Dr. King defined truth in some of his speeches as the legitimate extension of facts. He saw the relationship between facts, truth and reality. At other points, he speaks of truth as coming to terms with reality. He used that kind of terminology especially when he spoke in terms of objective truth, objective truth being those truths that are universally accepted and those truths that are verifiable.


RELATED: King’s last full year of life: Protest, praise, ire, incarceration


You say that King “who sought, spoke, and acted on truth” in the 20th century has become “the target of so much untruth” in this current century. What are some of the examples of this that concern you most?

The man and his legacy are being distorted. His legacy is being hijacked, misinterpreted. For an example, on the extreme right of the political spectrum, there are those who argue that Dr. King was opposed to affirmative action, and they make that argument without any proof at all. There are also those on the right who make the argument that Dr. King, if he were alive, would be opposed to critical race theory. Some have argued that he would be a Republican if he were alive. So all of these claims are made without any foundation whatsoever. Because the people who make the claims obviously have not read Dr. King. They don’t understand his message. So in a sense Dr. King has become a victim of this post-truth age because right-wing extremists have made him a convenient and useful symbol in an orchestrated and coordinated effort to promote their own conservative social, cultural and political agenda for this nation.

Are there concerns that you have about people on the left and how they have depicted King in these days?

Not really. I think King, for the most part, has been depicted in a proper way. The only problem I have with the left is that there has not been enough of a pushback on what is happening on the right, in terms of their distortion of Dr. King’s message, his ideals.

You write of King’s kitchen vision after he received a phone call from a white supremacist in 1956, threatening his life. What difference did it make for his ministry and activism to have that moment?

Dr. King actually came to a clearer sense of himself as an ethical prophet through that vision in the kitchen because the voice that spoke to him that night, around midnight, said, “stand up for justice, stand up for truth. And lo, I will be with you, even until the end of the world.” Those are the words of Jesus from the New Testament. So he found through religious experience what he had not been able to find in philosophy and theology.


You note that King wrote: “There is some element of truth in all religions.” How did his connection with leaders like Mohandas Gandhi, Rabbi Abraham Joshua Heschel and Thích Nhất Hạnh enhance his interest in religious diversity and distaste for religious bigotry?
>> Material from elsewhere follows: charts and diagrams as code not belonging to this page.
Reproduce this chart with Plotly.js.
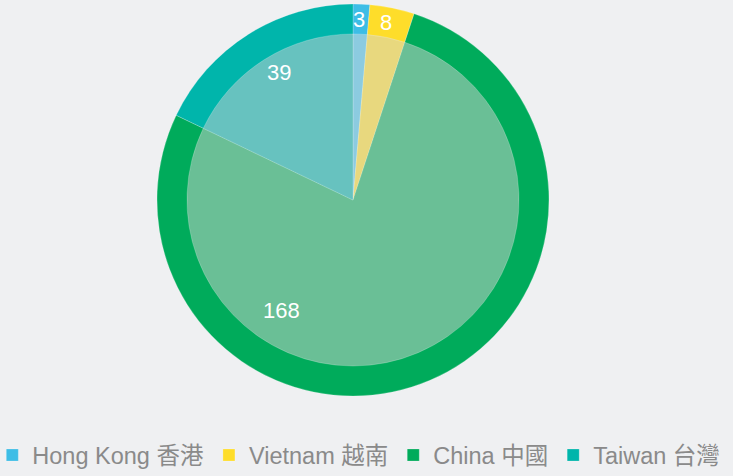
<!DOCTYPE html>
<html>
<head>
<meta charset="utf-8">
<script src="https://cdn.plot.ly/plotly-3.0.1.min.js"></script>
<style>html,body{margin:0;padding:0;background:#eff0f2;}</style>
</head>
<body>
<div id="chart" style="width:733px;height:476px;"></div>
<script>
const labels = ["Hong Kong 香港", "Vietnam 越南", "China 中國", "Taiwan 台灣"];
const values = [3, 8, 168, 39];
const outerColors = ["#3dbde6", "#fedd2a", "#00ab5b", "#00b5ab"];
const innerColors = ["#8ccbe0", "#e8d87e", "#6abf96", "#67c2bf"];
// label placement (style): distance from centre in px and angular shift in degrees
const labelRadius = [181, 181, 131, 148];
const labelShift = [-0.7, -1, 56, 2];

const font = "Liberation Sans, Arial, Noto Sans CJK TC, sans-serif";
const W = 733, H = 476;
const M = {l: 0, r: 0, t: 4, b: 80, autoexpand: false};
const pw = W - M.l - M.r, ph = H - M.t - M.b;
const cx = 353 / pw; // pie centre as fraction of plot width
const dom = [0, 2 * cx];

const sliceLine = {width: 0.6, color: "rgba(255,255,255,0.35)"};

const outer = {
  type: "pie",
  labels: labels,
  values: values,
  sort: false,
  direction: "clockwise",
  rotation: 0,
  marker: {colors: outerColors, line: sliceLine},
  domain: {x: dom, y: [0, 1]},
  textinfo: "none",
  hoverinfo: "label+value",
  showlegend: true
};
const inner = {
  type: "pie",
  labels: labels,
  values: values,
  sort: false,
  direction: "clockwise",
  rotation: 0,
  marker: {colors: innerColors, line: sliceLine},
  domain: {x: dom, y: [0.0765, 0.9235]},
  textinfo: "none",
  hoverinfo: "label+value",
  showlegend: false
};

// value labels placed from the data's cumulative angles
const total = values.reduce((a, b) => a + b, 0);
let cum = 0;
const annotations = values.map((v, i) => {
  const mid = (cum + v / 2) / total * 360 + labelShift[i];
  cum += v;
  const t = mid * Math.PI / 180;
  return {
    xref: "paper", yref: "paper",
    x: cx + labelRadius[i] * Math.sin(t) / pw,
    y: 0.5 + labelRadius[i] * Math.cos(t) / ph,
    text: String(v),
    showarrow: false,
    xanchor: "center", yanchor: "middle",
    font: {size: 22, color: "#ffffff", family: font}
  };
});

const layout = {
  width: W,
  height: H,
  margin: M,
  paper_bgcolor: "#eff0f2",
  plot_bgcolor: "#eff0f2",
  showlegend: true,
  annotations: annotations,
  legend: {
    orientation: "h",
    x: -0.0105, xanchor: "left",
    y: -0.095, yanchor: "top",
    font: {size: 23.5, color: "#8a8a8a", family: font},
    itemwidth: 30,
    traceorder: "normal",
    bgcolor: "rgba(0,0,0,0)"
  }
};

Plotly.newPlot("chart", [outer, inner], layout, {displayModeBar: false, staticPlot: true});
</script>
</body>
</html>
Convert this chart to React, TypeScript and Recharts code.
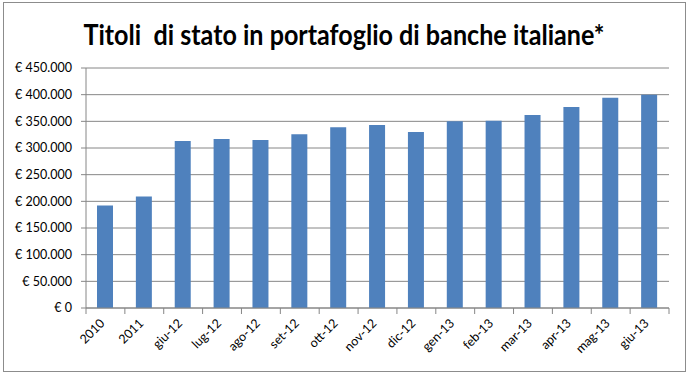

Dr. King came up with a new and creative approach to interreligious dialogue, rooted in a Christian-Jewish-Hindu-Buddhist-Islamic solidarity against structures of oppression and exclusion and injustice. He tried to intersect people of different religions in his struggle for both civil and human rights. I think it speaks not only to his universal concern for humankind. It also speaks to his theological and philosophical liberalism, because you don’t have fundamentalists talking about respecting other religions. But Dr. King argued that no religion has a monopoly on truth.

How do you analyze what you call “the truth-telling about who and what King was as a human being,” specifically that he fought against racism so much and less so about sexism and he was described in some reports as an adulterer?

I explain that in terms that Dr. King used himself. Dr. King argued that we’re all paradoxical creatures. We have a capacity for good and a capacity for evil. And the struggle in life for him, he said, was always to keep that good self in control of that evil self. We have both, and at times we all fall, and that’s just a fact of life. And he admitted over and over that he was not a saint, that at times he had fallen short. But the important thing was that he was always interested in doing the will of God even if he failed. Interestingly enough, when it came to the philandering, the adultery issue, Dr. King ultimately admitted to his own wife that this had occurred. I think that speaks to his capacity as a truth teller.

Dr. King argued that truth grows. I think, if he were alive today, he would be very supportive of women’s liberation. But it was not a major issue in that time, and he did make statements, of course, against this idea of women being subservient to men.

You also said that marching along Southern highways and in the streets was for King a “visual message about not surrendering to the machinations of evil and untruth.” Do you think more recent protests, including by supporters of the Black Lives Matter movement, and maybe others, are accomplishing the same goal, or are they different in some ways?

This is how Dr. King understood the civil rights movement: When you go out and march, boycott and hold prayer vigils in the street, demonstrations in the street, all of that is designed to expose evil in society and to force people to confront and deal with that evil. So I would say, in that sense, Black Lives Matter demonstrations, the MeToo movement demonstrations, demonstrations held by students in the March for our Lives against guns, they are all the same in that regard.